Wednesday, February 01, 2006

NYT: State of the press, pretty sorry

Bully Boy gives a speech and the New York Times can't stop drooling. (I hope that's drool.) The paper, of course, had an early version of the speech. They began their pre-coverage last week. They give more attention to the State of the Union speech than they ever give to the . . . state of the union, but then they wouldn't be the live-by-the-official-sources-die-by-the-official-sources New York Times if they didn't.

Is any of the coverage necessary? Not really. It's an attempt for reporters to play psychic and toss out their tiny bits of knowledge (if they have more than tiny bits, as we've learned many times over, it's saved for their own books -- they learned the Bob Woodward lesson well). It's a text version of the Sunday Chat & Chews where pompous reporters avoid reporting to strike the so-worldy, so-wise pose. Although in fairness to the Sunday Chat & Chews, it should be noted that by the time Sunday rolls around, the press will have begun poking serious holes in many points and psuedo points the Bully Boy made.

But today it's fawn over Bully Boy -- not just with articles, mind you, but by reproducing the speech in one full page and one half page of transcription. Since the reporters already do such a bang-up job of transcribing unquestioningly, the official transcript seems more than a bit redundant.

"Context" is offered by David E. Sanger, or that's what they've labeled it.

If you want any sort of a critique, go to Alessandra Stanley's "On Camera, Tough Times for President Are Evident." That's the state of "news" today, it takes a TV critic to provide analysis. That's not a slap at Stanley, that's just noting a very sad fact. As always, expect to see some slams from all directions at Stanley.

These are impressions she's writing. She's a TV critic. (That's not an insult to her or the form.)
If you're unhappy with her evaluations (also known as opinions), be more unhappy that they have to import a TV critic into the "hard news" section regularly to offer anything beyond their he-said/she-said.

State of the Press? Pretty damn awful. Again, no slap to Stanley or TV criticism, but it says something really sad about the state of the press that only a TV critic can examine. (Tom Shayles frequently finds himself in the same circumstances at the Washington Post.)

Brandon's e-mailed an article that honestly confuses me. I've got the national edition and it's quite different to the closest approximate that the paper chooses to print. In the print version Sheryl Gay Stolberg's "Alito's Presence Is Reminder Of Bush's Political Muscle" appears to cover similar ground (A18). Online, Stolberg teams with Anne E. Kornblut for "Antiwar Protester Arrested Before Speech, but Her Presence Looms Large." I think the print version contains three additional paragraphs. We'll note the section on Cindy Sheehan, the only thing resembling news in the paper's "hard news" coverage of the State of the Union speech:

But a Democratic congresswoman turned the tables on Mr.

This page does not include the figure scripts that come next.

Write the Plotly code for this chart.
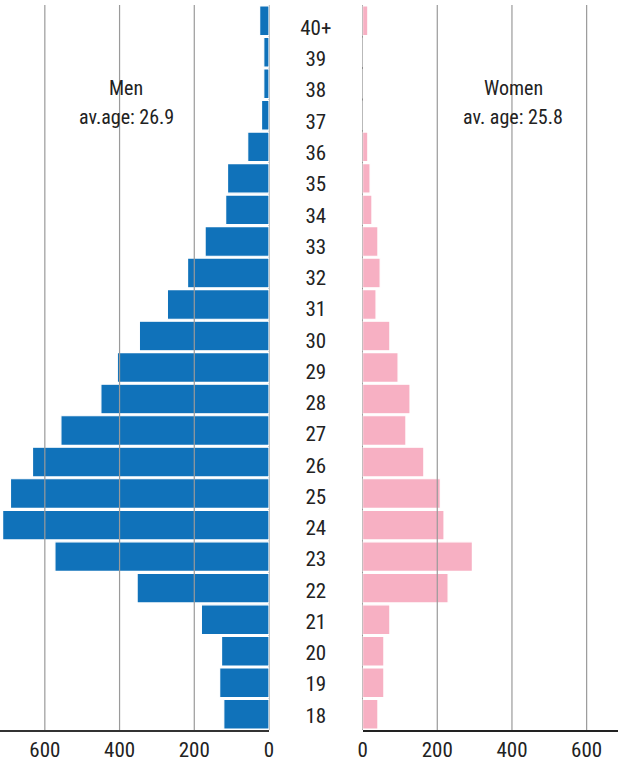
import plotly.graph_objects as go

AGES = ["18", "19", "20", "21", "22", "23", "24", "25", "26", "27", "28",
        "29", "30", "31", "32", "33", "34", "35", "36", "37", "38", "39", "40+"]
MEN = [121, 132, 127, 181, 353, 573, 713, 692, 633, 557, 450,
       406, 347, 272, 218, 171, 116, 111, 57, 20, 14, 14, 25]
WOMEN = [41, 57, 57, 73, 229, 294, 218, 208, 164, 116, 127,
         95, 73, 36, 47, 41, 25, 20, 14, 0, 0, 0, 14]
TICKS = [0, 200, 400, 600]
GRID = [200, 400, 600]

MEN_COLOR = "#1072BA"
WOMEN_COLOR = "#F7B0C3"
FONT = "Roboto Condensed, Roboto, sans-serif"
TEXT = "#222222"

W, H = 618, 763
MT, MB = 5, 33
LEFT_END = 269 / W
RIGHT_START = 362.6 / W

fig = go.Figure()
fig.add_trace(go.Bar(x=MEN, y=AGES, orientation="h", xaxis="x", yaxis="y",
                     marker=dict(color=MEN_COLOR, line=dict(color="white", width=1.2)),
                     showlegend=False, hoverinfo="x+y"))
fig.add_trace(go.Bar(x=WOMEN, y=AGES, orientation="h", xaxis="x2", yaxis="y",
                     marker=dict(color=WOMEN_COLOR, line=dict(color="white", width=1.2)),
                     showlegend=False, hoverinfo="x+y"))
# age labels in the middle column (index positions on a helper axis)
fig.add_trace(go.Scatter(x=[0] * len(AGES), y=list(range(len(AGES))), mode="text", text=AGES,
                         textposition="middle center", xaxis="x3", yaxis="y2",
                         textfont=dict(family=FONT, size=21, color=TEXT),
                         showlegend=False, hoverinfo="skip"))

shapes = []
for g in GRID:
    for xr in ("x", "x2"):
        shapes.append(dict(type="line", xref=xr, yref="y domain", x0=g, x1=g, y0=0, y1=1,
                           line=dict(color="#9a9a9a", width=1.2), layer="above"))

fig.update_layout(
    width=W, height=H,
    margin=dict(l=0, r=0, t=MT, b=MB, autoexpand=False),
    paper_bgcolor="white", plot_bgcolor="white",
    bargap=0.06,
    shapes=shapes,
    font=dict(family=FONT, color=TEXT),
    xaxis=dict(domain=[0, LEFT_END], range=[720, 0], tickvals=TICKS,
               showgrid=False, zeroline=True, zerolinecolor="#c4c4c4", zerolinewidth=2,
               showline=True, linecolor="#333333", linewidth=1.5, ticks="",
               automargin=False,
               tickfont=dict(family=FONT, size=21, color=TEXT), anchor="y"),
    xaxis2=dict(domain=[RIGHT_START, 1], range=[0, 684], tickvals=TICKS,
                showgrid=False, zeroline=True, zerolinecolor="#8a8a8a", zerolinewidth=1.2,
                showline=True, linecolor="#222222", linewidth=1.5, ticks="",
                automargin=False,
                tickfont=dict(family=FONT, size=21, color=TEXT), anchor="y"),
    xaxis3=dict(domain=[LEFT_END, RIGHT_START], range=[-1, 1], visible=False, anchor="y2"),
    yaxis=dict(type="category", categoryorder="array", categoryarray=AGES,
               range=[-0.5, len(AGES) - 0.5], showticklabels=False, showgrid=False,
               zeroline=False, showline=False, ticks="", automargin=False),
    yaxis2=dict(range=[-0.40, 22.79], visible=False, overlaying="y", anchor="x3"),
)

annots = [
    ("Men", 126 / W, 88),
    ("av.age: 26.9", 126 / W, 117),
    ("Women", 513 / W, 88),
    ("av. age: 25.8", 513 / W, 117),
]
plot_h = H - MT - MB
for txt, xp, ypx in annots:
    fig.add_annotation(text=txt, x=xp, y=(H - MB - ypx) / plot_h, xref="paper", yref="paper",
                       showarrow=False, xanchor="center", yanchor="middle",
                       font=dict(family=FONT, size=20, color=TEXT))

fig.write_html("out.html", config={"displayModeBar": False},
               post_script="document.body.style.margin='0';document.body.style.overflow='hidden';")
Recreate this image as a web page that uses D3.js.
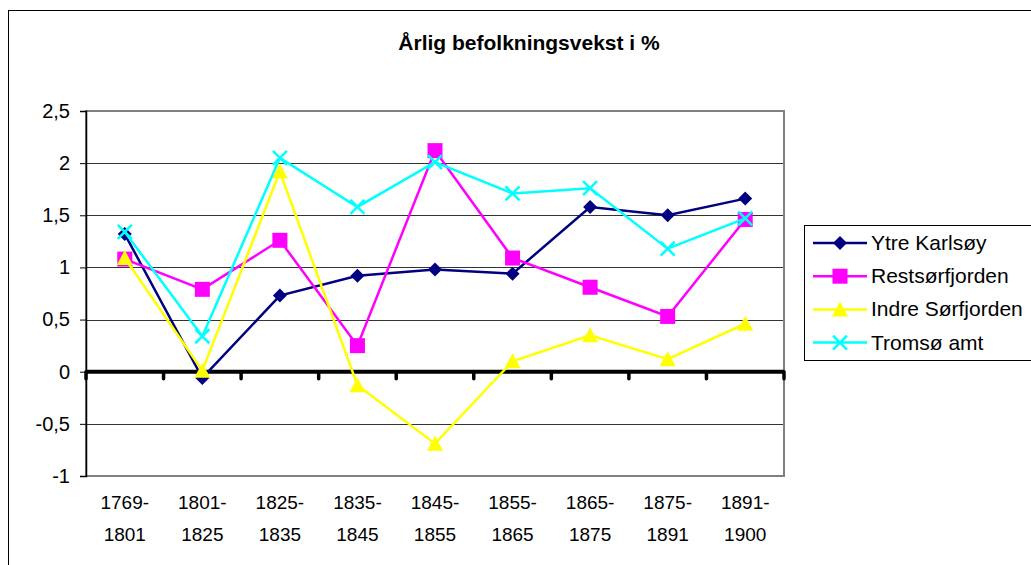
<!DOCTYPE html>
<html>
<head>
<meta charset="utf-8">
<script src="https://cdn.jsdelivr.net/npm/d3@7"></script>
<style>
  body { margin: 0; background: #fff; }
  text { font-family: "Liberation Sans", Arial, sans-serif; }
</style>
</head>
<body>
<script>
var categories = [['1769-', '1801'], ['1801-', '1825'], ['1825-', '1835'], ['1835-', '1845'],
                  ['1845-', '1855'], ['1855-', '1865'], ['1865-', '1875'], ['1875-', '1891'],
                  ['1891-', '1900']];

var ytreKarlsoy      = [1.32, -0.06, 0.73, 0.92, 0.98, 0.94, 1.58, 1.50, 1.66];
var restsorfjorden   = [1.08, 0.79, 1.26, 0.25, 2.12, 1.09, 0.81, 0.53, 1.46];
var indreSorfjorden  = [1.09, 0.01, 1.92, -0.13, -0.69, 0.10, 0.35, 0.12, 0.46];
var tromsoAmt        = [1.34, 0.34, 2.05, 1.58, 2.01, 1.71, 1.76, 1.18, 1.47];

var yTicks = [-1, -0.5, 0, 0.5, 1, 1.5, 2, 2.5];

var series = [
  { name: 'Ytre Karlsøy',    values: ytreKarlsoy,     color: '#000080', symbol: 'diamond' },
  { name: 'Restsørfjorden',  values: restsorfjorden,  color: '#FF00FF', symbol: 'square' },
  { name: 'Indre Sørfjorden', values: indreSorfjorden, color: '#FFFF00', symbol: 'triangle' },
  { name: 'Tromsø amt',      values: tromsoAmt,       color: '#00FFFF', symbol: 'cross' }
];

var WIDTH  = 1031;
var HEIGHT = 565;
var plot = { left: 86, top: 111, right: 784, bottom: 476 };

var svg = d3.select('body')
            .append('svg')
            .attr('width', WIDTH)
            .attr('height', HEIGHT);

// outer chart border (cropped at right and bottom)
svg.append('rect')
   .attr('x', 8.5).attr('y', 10.5)
   .attr('width', 1040).attr('height', 600)
   .attr('fill', 'white')
   .attr('stroke', 'black').attr('stroke-width', 1);

svg.append('text')
   .attr('x', 529).attr('y', 50)
   .attr('text-anchor', 'middle')
   .attr('font-size', 21).attr('font-weight', 'bold')
   .text('Årlig befolkningsvekst i %');

var x = d3.scaleBand()
          .domain(d3.range(categories.length))
          .range([plot.left, plot.right]);

var y = d3.scaleLinear()
          .domain([-1, 2.5])
          .range([plot.bottom, plot.top]);

// gridlines
svg.append('g')
   .selectAll('line')
   .data(yTicks.filter(function(d) { return d !== 0 && d !== -1 && d !== 2.5; }))
   .enter()
 .append('line')
   .attr('x1', plot.left).attr('x2', plot.right)
   .attr('y1', function(d) { return Math.round(y(d)) + 0.5; })
   .attr('y2', function(d) { return Math.round(y(d)) + 0.5; })
   .attr('stroke', '#333').attr('stroke-width', 1);

// plot area border (gray)
svg.append('rect')
   .attr('x', plot.left).attr('y', plot.top)
   .attr('width', plot.right - plot.left).attr('height', plot.bottom - plot.top)
   .attr('fill', 'none')
   .attr('stroke', '#808080').attr('stroke-width', 2);

// y axis
var yAxis = d3.axisLeft(y)
              .tickValues(yTicks)
              .tickSize(6)
              .tickFormat(function(d) { return String(d).replace('.', ','); });

var yg = svg.append('g')
            .attr('transform', 'translate(' + plot.left + ',0)')
            .call(yAxis);
yg.select('.domain').attr('stroke', '#000').attr('stroke-width', 1.5);
yg.selectAll('.tick line').attr('stroke', '#000');
yg.selectAll('.tick text')
  .attr('x', -16)
  .attr('font-size', 20)
  .attr('font-family', '"Liberation Sans", Arial, sans-serif')
  .attr('fill', '#000');

// zero line (x axis) with tick marks at category boundaries
var boundaries = d3.range(categories.length + 1).map(function(i) {
  return i < categories.length ? x(i) : plot.right;
});

svg.append('line')
   .attr('x1', plot.left).attr('x2', plot.right)
   .attr('y1', y(0)).attr('y2', y(0))
   .attr('stroke', '#000').attr('stroke-width', 4);

svg.append('g')
   .selectAll('line')
   .data(boundaries)
   .enter()
 .append('line')
   .attr('x1', function(d) { return d; })
   .attr('x2', function(d) { return d; })
   .attr('y1', y(0))
   .attr('y2', y(0) + 7)
   .attr('stroke', '#000').attr('stroke-width', 3.5)
   .attr('stroke-linecap', 'round');

// category labels
var catLabels = svg.append('g')
   .selectAll('text')
   .data(categories)
   .enter()
 .append('text')
   .attr('text-anchor', 'middle')
   .attr('font-size', 19)
   .attr('transform', function(d, i) { return 'translate(' + (x(i) + x.bandwidth() / 2) + ',0)'; });

catLabels.append('tspan').attr('x', 0).attr('y', 509).text(function(d) { return d[0]; });
catLabels.append('tspan').attr('x', 0).attr('y', 541).text(function(d) { return d[1]; });

function cx(i) { return x(i) + x.bandwidth() / 2; }

function drawSymbol(g, type, color, px, py) {
  if (type === 'diamond') {
    g.append('path')
     .attr('d', 'M' + px + ',' + (py - 7) + 'L' + (px + 7) + ',' + py + 'L' + px + ',' + (py + 7) + 'L' + (px - 7) + ',' + py + 'Z')
     .attr('fill', color);
  } else if (type === 'square') {
    g.append('rect')
     .attr('x', px - 7.5).attr('y', py - 7.5)
     .attr('width', 15).attr('height', 15)
     .attr('fill', color);
  } else if (type === 'triangle') {
    g.append('path')
     .attr('d', 'M' + px + ',' + (py - 8) + 'L' + (px + 8) + ',' + (py + 7) + 'L' + (px - 8) + ',' + (py + 7) + 'Z')
     .attr('fill', color);
  } else {
    g.append('path')
     .attr('d', 'M' + (px - 7) + ',' + (py - 7) + 'L' + (px + 7) + ',' + (py + 7) + 'M' + (px + 7) + ',' + (py - 7) + 'L' + (px - 7) + ',' + (py + 7))
     .attr('stroke', color).attr('stroke-width', 2.5).attr('fill', 'none');
  }
}

var line = d3.line()
             .x(function(d, i) { return cx(i); })
             .y(function(d) { return y(d); });

series.forEach(function(s) {
  var g = svg.append('g');
  g.append('path')
   .datum(s.values)
   .attr('d', line)
   .attr('fill', 'none')
   .attr('stroke', s.color)
   .attr('stroke-width', 2.5);
  s.values.forEach(function(v, i) {
    drawSymbol(g, s.symbol, s.color, cx(i), y(v));
  });
});

// legend
var legend = svg.append('g');
legend.append('rect')
      .attr('x', 804.5).attr('y', 225.5)
      .attr('width', 240).attr('height', 135)
      .attr('fill', 'white')
      .attr('stroke', '#000').attr('stroke-width', 1);

series.forEach(function(s, i) {
  var ly = 243 + i * 33.2;
  legend.append('line')
        .attr('x1', 813).attr('x2', 867)
        .attr('y1', ly).attr('y2', ly)
        .attr('stroke', s.color).attr('stroke-width', 2.5);
  drawSymbol(legend, s.symbol, s.color, 840, ly);
  legend.append('text')
        .attr('x', 871).attr('y', ly + 7)
        .attr('font-size', 21)
        .text(s.name);
});
</script>
</body>
</html>
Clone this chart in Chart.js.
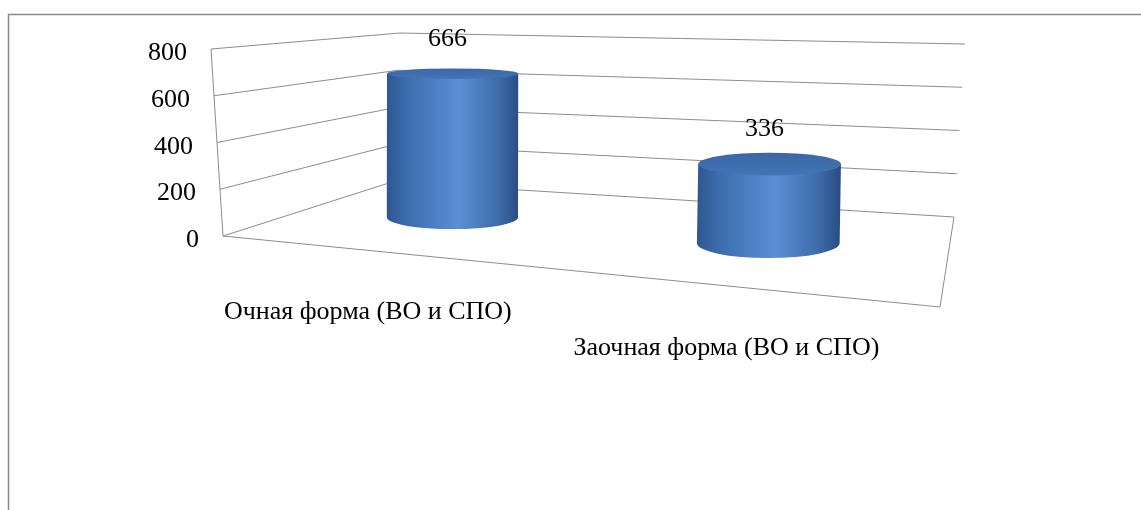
<!DOCTYPE html>
<html lang="ru">
<head>
    <meta charset="UTF-8">
    <title>Очная и заочная форма</title>
    <script src="https://cdn.jsdelivr.net/npm/chart.js"></script>
    <style>
        body { margin: 0; background: #fff; }
        canvas { display: block; }
    </style>
</head>
<body>
    <canvas id="formChart" width="1141" height="510"></canvas>
    <script>
        // данные диаграммы
        const categories = ['Очная форма (ВО и СПО)', 'Заочная форма (ВО и СПО)'];
        const values = [666, 336];
        const yTicks = [0, 200, 400, 600, 800];

        // перспективная "коробка" 3D-диаграммы (углы пола и стен)
        const box = {
            flb: [223, 236], frb: [940, 307], blb: [392, 182], brb: [954, 217],
            flt: [211, 49],  frt: [937, 82], blt: [400, 33],  brt: [965, 44]
        };
        const xShift = -0.034;
        const cylDepth = 0.55;
        const lineColor = '#8c8c8c';
        const font = '26px "Liberation Serif", "Times New Roman", serif';

        function lerp(a, b, k) {
            return [a[0] + (b[0] - a[0]) * k, a[1] + (b[1] - a[1]) * k];
        }
        // t - вдоль категорий, v - значение (0..1), z - глубина
        function proj(t, v, z) {
            const f = lerp(lerp(box.flb, box.frb, t), lerp(box.flt, box.frt, t), v);
            const b = lerp(lerp(box.blb, box.brb, t), lerp(box.blt, box.brt, t), v);
            const p = lerp(f, b, z);
            return { x: p[0], y: p[1] };
        }

        const scene3d = {
            id: 'scene3d',
            beforeDraw(chart) {
                const ctx = chart.ctx;
                const y = chart.scales.y;
                const norm = val => (y.getPixelForValue(val) - y.bottom) / (y.top - y.bottom);
                ctx.save();
                ctx.fillStyle = '#fff';
                ctx.fillRect(0, 0, chart.width, chart.height);
                // рамка области диаграммы
                ctx.strokeStyle = '#8a8a8a';
                ctx.lineWidth = 1.5;
                ctx.strokeRect(8.5, 14.5, 1300, 700);

                ctx.strokeStyle = lineColor;
                ctx.lineWidth = 1;
                const ticks = y.ticks.length ? y.ticks.map(tk => tk.value) : yTicks;
                ticks.forEach(val => {
                    const v = norm(val);
                    const a = proj(0, v, 0), b = proj(0, v, 1), c = proj(1, v, 1);
                    ctx.beginPath();
                    ctx.moveTo(a.x, a.y);
                    ctx.lineTo(b.x, b.y);
                    ctx.lineTo(c.x, c.y);
                    ctx.stroke();
                });
                // передняя левая грань и пол
                let p0 = proj(0, 0, 0), p1 = proj(0, 1, 0);
                ctx.beginPath();
                ctx.moveTo(p1.x, p1.y);
                ctx.lineTo(p0.x, p0.y);
                const p2 = proj(1, 0, 0), p3 = proj(1, 0, 1);
                ctx.lineTo(p2.x, p2.y);
                ctx.lineTo(p3.x, p3.y);
                ctx.stroke();

                // подписи оси значений
                ctx.fillStyle = '#000';
                ctx.font = font;
                ctx.textAlign = 'right';
                ctx.textBaseline = 'alphabetic';
                ticks.forEach(val => {
                    const p = proj(0, norm(val), 0);
                    ctx.fillText(String(val), p.x - 24, p.y + 11);
                });
                ctx.restore();
            },
            afterDatasetsDraw(chart) {
                const ctx = chart.ctx;
                const area = chart.chartArea;
                const y = chart.scales.y;
                const norm = val => (y.getPixelForValue(val) - y.bottom) / (y.top - y.bottom);
                const meta = chart.getDatasetMeta(0);
                ctx.save();
                meta.data.forEach((bar, i) => {
                    const t = (bar.x - area.left) / area.width + xShift;
                    const v = norm(values[i]);
                    const bot = proj(t, 0, cylDepth);
                    const top = proj(t, v, cylDepth);
                    const localH = bot.y - proj(t, 1, cylDepth).y;
                    const rx = (bar.width / area.width) * localH;
                    const ryB = 0.19 * Math.abs(proj(t, 0, 1).y - proj(t, 0, 0).y);
                    const ryT = 0.19 * Math.abs(proj(t, v, 1).y - proj(t, v, 0).y);

                    // боковая поверхность
                    const g = ctx.createLinearGradient(bot.x - rx, 0, bot.x + rx, 0);
                    g.addColorStop(0, '#2d5790');
                    g.addColorStop(0.15, '#3c6cad');
                    g.addColorStop(0.55, '#5a8fd6');
                    g.addColorStop(0.85, '#3e6ba9');
                    g.addColorStop(1, '#2a4e84');
                    ctx.fillStyle = g;
                    ctx.beginPath();
                    ctx.moveTo(top.x - rx, top.y);
                    ctx.lineTo(bot.x - rx, bot.y);
                    ctx.ellipse(bot.x, bot.y, rx, ryB, 0, Math.PI, 0, true);
                    ctx.lineTo(top.x + rx, top.y);
                    ctx.closePath();
                    ctx.fill();

                    // верхняя крышка
                    const gt = ctx.createLinearGradient(0, top.y - ryT, 0, top.y + ryT);
                    gt.addColorStop(0, '#3a67a6');
                    gt.addColorStop(1, '#4374b6');
                    ctx.fillStyle = gt;
                    ctx.beginPath();
                    ctx.ellipse(top.x, top.y, rx, ryT, 0, 0, Math.PI * 2);
                    ctx.fill();

                    // подпись значения
                    ctx.fillStyle = '#000';
                    ctx.font = font;
                    ctx.textAlign = 'center';
                    ctx.textBaseline = 'alphabetic';
                    ctx.fillText(String(values[i]), top.x - 5, top.y - 28);

                    // подпись категории
                    const front = proj(t, 0, 0);
                    ctx.fillText(categories[i], front.x - 10, front.y + 68);
                });
                ctx.restore();
            }
        };

        const ctx = document.getElementById('formChart').getContext('2d');
        new Chart(ctx, {
            type: 'bar',
            data: {
                labels: categories,
                datasets: [{
                    data: values,
                    backgroundColor: 'rgba(0,0,0,0)',
                    barPercentage: 0.76,
                    categoryPercentage: 1
                }]
            },
            options: {
                responsive: false,
                animation: false,
                layout: { padding: { left: 220, right: 180, top: 50, bottom: 270 } },
                plugins: { legend: { display: false }, tooltip: { enabled: false } },
                scales: {
                    x: { display: false },
                    y: {
                        display: false,
                        min: yTicks[0],
                        max: yTicks[yTicks.length - 1],
                        ticks: { stepSize: 200 }
                    }
                }
            },
            plugins: [scene3d]
        });
    </script>
</body>
</html>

Bush by inviting a guest of her own: Cindy Sheehan, the antiwar protester who has dogged Mr. Bush from his Texas ranch to the White House.
Ms. Sheehan's presence loomed large in the House chamber, though she was not there. Capitol Police arrested her before the speech began, ejecting her from the gallery after they discovered her wearing an antiwar T-shirt. A police spokeswoman said Ms. Sheehan was charged with unlawful conduct, a misdemeanor.
The episode sent the Capitol into a tizzy, and the congresswoman who invited Ms. Sheehan, Representative Lynn Woolsey of California, insisted she was not trying to make Mr. Bush uncomfortable. "I didn't see this as a political statement at all," Ms. Woolsey said.

The print version of it is this:

But a Democrat, Representative Lynn Woolsey of California, tried to run the tables on Mr. Bush on Tuesday by inviting Cindy Sheehan, the antiwar protester whose son died in Iraq and who garnered attention last year by demonstrating outside Mr. Bush's ranch in Texas.
The invitation sent the Capitol into a tizzy [C.I. note: It doesn't take much, does it?], and, as the speech was just beginning, a spokesman for Ms. Woolsey said Capitol police had detained Ms. Sheehan and refused her entry to the chamber. Ms. Woolsey, a staunch opponent of the war and a friend of Ms. Sheehan's, said she did not intend to make Mr. Bush uncomfortable.
"I didn't see this as a political statement at all," she said, adding, "The president invites his guests and members of Congress invite theirs, and I'm proud Cindy is my guest."

Not the guest last night, apparently. Bully Boy can't take Cindy Sheehan outside his ranch, she can't take her as one of thousands of faces at a speech. Apparently, he still runs scared from Sheehan. With good reason, she's the reality of what his illegal war has cost the country. And there's a story in that. The paper thinks there's two stories in it (online and in print) but they fail to address any real issues in either.